L’islamophobie n’a donc pas de raison d’être au Soudan, mais, par contre, l’islamophilie, dans le sens d’une préférence accordée aux musulmans ou d’un encouragement à la propagation de l’islamisme, constituerait également une erreur fort grave, en créant un sentiment de méfiance parmi les populations animistes, qui se trouvent être les plus nombreuses et qui, à certains égards, sont plus accessibles à nos idées que les populations musulmanes.
Lorsqu’on envisage l’influence exercée par l’islamisme sur la race noire, les avis sont très partagés. Il semble que la religion musulmane ait produit, là où elle s’est implantée, des résultats indéniables en ce qui concerne la civilisation extérieure et matérielle, mais il ne parait pas que la modification de la mentalité indigène ait été bien profonde et que la moralité des individus ait été sensiblement améliorée quant à l’état social des populations, il n’a, je crois, subi aucun progrès. Les résultats de l’islamisation des Noirs sont vraisemblablement supérieurs, au point de vue purement objectif, à ceux obtenus çà et là par leur christianisation, mais il serait peut-être préférable, pour les indigènes, que leur civilisation évoluât normalement par suite d’une modification lente des religions autochtones.

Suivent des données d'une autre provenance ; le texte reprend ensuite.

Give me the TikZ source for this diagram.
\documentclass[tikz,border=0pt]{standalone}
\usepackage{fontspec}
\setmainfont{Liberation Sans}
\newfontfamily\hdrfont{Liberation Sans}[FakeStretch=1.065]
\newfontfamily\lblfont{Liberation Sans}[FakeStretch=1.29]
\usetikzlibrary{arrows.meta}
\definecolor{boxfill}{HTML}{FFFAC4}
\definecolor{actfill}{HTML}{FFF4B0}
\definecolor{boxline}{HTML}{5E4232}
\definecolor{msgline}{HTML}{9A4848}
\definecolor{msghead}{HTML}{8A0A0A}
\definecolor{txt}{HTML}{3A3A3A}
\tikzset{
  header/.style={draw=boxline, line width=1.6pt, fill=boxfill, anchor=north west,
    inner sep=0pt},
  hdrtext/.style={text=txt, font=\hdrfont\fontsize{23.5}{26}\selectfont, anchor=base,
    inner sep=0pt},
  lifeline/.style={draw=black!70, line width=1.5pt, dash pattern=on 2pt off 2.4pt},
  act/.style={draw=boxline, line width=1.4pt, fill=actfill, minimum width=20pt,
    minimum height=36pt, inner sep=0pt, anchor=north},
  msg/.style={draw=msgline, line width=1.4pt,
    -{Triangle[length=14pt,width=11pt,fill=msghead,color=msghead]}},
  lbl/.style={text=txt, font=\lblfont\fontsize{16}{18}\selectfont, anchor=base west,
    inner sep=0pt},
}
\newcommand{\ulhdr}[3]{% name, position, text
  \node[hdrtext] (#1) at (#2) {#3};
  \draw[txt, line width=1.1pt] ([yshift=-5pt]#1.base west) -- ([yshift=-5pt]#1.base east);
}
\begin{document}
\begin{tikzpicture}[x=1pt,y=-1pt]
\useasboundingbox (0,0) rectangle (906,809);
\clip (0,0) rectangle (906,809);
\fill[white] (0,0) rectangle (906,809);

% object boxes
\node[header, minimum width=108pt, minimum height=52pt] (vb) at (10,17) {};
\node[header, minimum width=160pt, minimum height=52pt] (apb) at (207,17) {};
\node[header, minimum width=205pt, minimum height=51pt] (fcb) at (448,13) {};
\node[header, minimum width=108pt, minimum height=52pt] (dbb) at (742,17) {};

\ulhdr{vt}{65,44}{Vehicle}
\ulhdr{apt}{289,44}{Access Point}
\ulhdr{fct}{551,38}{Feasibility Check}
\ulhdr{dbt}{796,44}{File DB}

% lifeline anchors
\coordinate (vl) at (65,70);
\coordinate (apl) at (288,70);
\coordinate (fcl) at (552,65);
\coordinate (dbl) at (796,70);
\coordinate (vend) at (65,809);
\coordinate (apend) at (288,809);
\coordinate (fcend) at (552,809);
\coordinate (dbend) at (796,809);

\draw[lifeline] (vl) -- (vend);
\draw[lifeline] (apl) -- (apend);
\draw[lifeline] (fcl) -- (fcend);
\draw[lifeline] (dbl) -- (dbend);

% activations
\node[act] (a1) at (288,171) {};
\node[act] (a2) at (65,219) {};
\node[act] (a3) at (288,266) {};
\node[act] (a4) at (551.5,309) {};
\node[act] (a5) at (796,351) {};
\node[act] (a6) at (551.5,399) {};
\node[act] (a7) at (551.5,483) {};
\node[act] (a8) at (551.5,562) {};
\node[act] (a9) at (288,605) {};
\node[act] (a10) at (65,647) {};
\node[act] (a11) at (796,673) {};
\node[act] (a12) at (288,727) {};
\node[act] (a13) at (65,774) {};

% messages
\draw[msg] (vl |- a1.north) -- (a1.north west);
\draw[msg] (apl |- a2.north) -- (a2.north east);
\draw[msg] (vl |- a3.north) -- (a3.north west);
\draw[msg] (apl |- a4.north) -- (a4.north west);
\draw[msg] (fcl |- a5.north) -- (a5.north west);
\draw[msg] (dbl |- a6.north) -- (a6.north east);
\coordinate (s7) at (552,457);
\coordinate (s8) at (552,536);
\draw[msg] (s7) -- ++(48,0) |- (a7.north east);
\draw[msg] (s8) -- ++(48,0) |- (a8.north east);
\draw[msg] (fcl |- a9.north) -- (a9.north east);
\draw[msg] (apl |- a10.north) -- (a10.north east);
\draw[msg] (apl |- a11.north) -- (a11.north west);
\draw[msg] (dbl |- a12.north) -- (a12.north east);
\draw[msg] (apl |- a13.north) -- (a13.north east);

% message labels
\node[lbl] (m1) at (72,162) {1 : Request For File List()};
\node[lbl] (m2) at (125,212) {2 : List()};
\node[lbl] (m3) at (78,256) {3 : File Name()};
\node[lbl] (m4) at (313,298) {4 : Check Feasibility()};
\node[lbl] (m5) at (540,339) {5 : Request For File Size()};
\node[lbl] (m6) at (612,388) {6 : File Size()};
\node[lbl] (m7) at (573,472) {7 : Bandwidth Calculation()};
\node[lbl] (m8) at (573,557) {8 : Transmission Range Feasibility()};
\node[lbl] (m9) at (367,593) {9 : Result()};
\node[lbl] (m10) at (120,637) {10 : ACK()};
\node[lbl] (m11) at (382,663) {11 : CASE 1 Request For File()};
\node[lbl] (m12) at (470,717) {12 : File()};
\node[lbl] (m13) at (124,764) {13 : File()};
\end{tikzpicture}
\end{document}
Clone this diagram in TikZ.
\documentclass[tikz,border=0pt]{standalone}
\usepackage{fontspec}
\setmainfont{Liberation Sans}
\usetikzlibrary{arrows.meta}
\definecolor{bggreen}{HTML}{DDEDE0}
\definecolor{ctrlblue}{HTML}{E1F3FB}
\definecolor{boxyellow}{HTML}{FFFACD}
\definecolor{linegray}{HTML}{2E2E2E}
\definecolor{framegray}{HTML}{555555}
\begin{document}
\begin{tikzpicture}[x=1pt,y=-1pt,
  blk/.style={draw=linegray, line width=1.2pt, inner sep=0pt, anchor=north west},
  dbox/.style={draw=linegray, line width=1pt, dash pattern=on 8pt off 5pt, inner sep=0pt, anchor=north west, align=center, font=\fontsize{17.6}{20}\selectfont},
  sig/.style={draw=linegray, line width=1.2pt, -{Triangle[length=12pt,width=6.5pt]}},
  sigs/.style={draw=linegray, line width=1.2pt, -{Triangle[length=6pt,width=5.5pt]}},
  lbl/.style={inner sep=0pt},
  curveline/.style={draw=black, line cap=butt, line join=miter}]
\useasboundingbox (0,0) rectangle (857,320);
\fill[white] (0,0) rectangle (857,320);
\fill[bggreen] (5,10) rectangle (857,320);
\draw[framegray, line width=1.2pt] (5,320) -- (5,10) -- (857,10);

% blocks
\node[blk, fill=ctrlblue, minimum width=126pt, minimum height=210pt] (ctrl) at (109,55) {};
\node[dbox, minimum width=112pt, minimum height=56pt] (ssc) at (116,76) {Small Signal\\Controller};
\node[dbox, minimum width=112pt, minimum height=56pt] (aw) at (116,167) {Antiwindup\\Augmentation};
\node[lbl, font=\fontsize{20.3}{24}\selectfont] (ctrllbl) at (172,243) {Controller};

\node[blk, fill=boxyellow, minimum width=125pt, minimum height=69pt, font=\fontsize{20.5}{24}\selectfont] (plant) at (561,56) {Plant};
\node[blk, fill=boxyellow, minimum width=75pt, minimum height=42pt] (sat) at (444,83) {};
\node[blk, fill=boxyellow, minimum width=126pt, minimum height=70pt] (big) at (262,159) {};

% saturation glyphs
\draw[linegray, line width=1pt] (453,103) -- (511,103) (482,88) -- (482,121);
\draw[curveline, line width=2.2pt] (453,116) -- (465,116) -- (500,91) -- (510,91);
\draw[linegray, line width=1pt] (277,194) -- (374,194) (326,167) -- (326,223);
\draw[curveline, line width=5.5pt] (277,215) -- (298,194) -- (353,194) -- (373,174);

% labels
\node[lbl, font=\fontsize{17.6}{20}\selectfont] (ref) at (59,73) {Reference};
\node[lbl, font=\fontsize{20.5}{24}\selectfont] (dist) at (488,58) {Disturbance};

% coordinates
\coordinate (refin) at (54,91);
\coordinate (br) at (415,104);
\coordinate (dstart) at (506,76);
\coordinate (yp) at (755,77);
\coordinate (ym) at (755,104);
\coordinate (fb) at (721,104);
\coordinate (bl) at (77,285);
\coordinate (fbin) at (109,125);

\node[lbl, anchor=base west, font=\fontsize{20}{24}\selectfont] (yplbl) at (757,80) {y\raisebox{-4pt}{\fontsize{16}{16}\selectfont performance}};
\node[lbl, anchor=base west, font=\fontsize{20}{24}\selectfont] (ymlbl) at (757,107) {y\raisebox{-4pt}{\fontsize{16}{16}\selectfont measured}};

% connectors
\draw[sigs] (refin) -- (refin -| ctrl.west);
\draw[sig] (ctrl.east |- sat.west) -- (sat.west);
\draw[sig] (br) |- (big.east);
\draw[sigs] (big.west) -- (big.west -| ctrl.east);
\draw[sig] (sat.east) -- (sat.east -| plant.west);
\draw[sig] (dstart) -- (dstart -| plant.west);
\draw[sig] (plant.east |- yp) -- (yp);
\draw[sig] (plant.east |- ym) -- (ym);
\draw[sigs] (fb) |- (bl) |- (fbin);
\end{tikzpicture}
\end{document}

Au point de vue de la capacité intellectuelle, les peuples du Soudan qui ont adopté l’islamisme n’apparaissent pas sensiblement supérieurs aux autres d’une part, ce ne sont pas toujours les mieux doués sous le rapport de l’intelligence qui se sont convertis à l’islam et, d’autre part, on ne constate pas de différence appréciable entre les fractions d’un même peuple demeurées animistes et celles qui ont embrassé l’islamisme. Si les musulmans sont en général plus affinés que les autres, cela tient à leur éducation supérieure, à leur groupement en centres plus considérables et à leurs déplacements plus fréquents et plus lointains, d’où résultent des frottements qui font souvent défaut aux populations animistes, plus dispersées et plus casanières.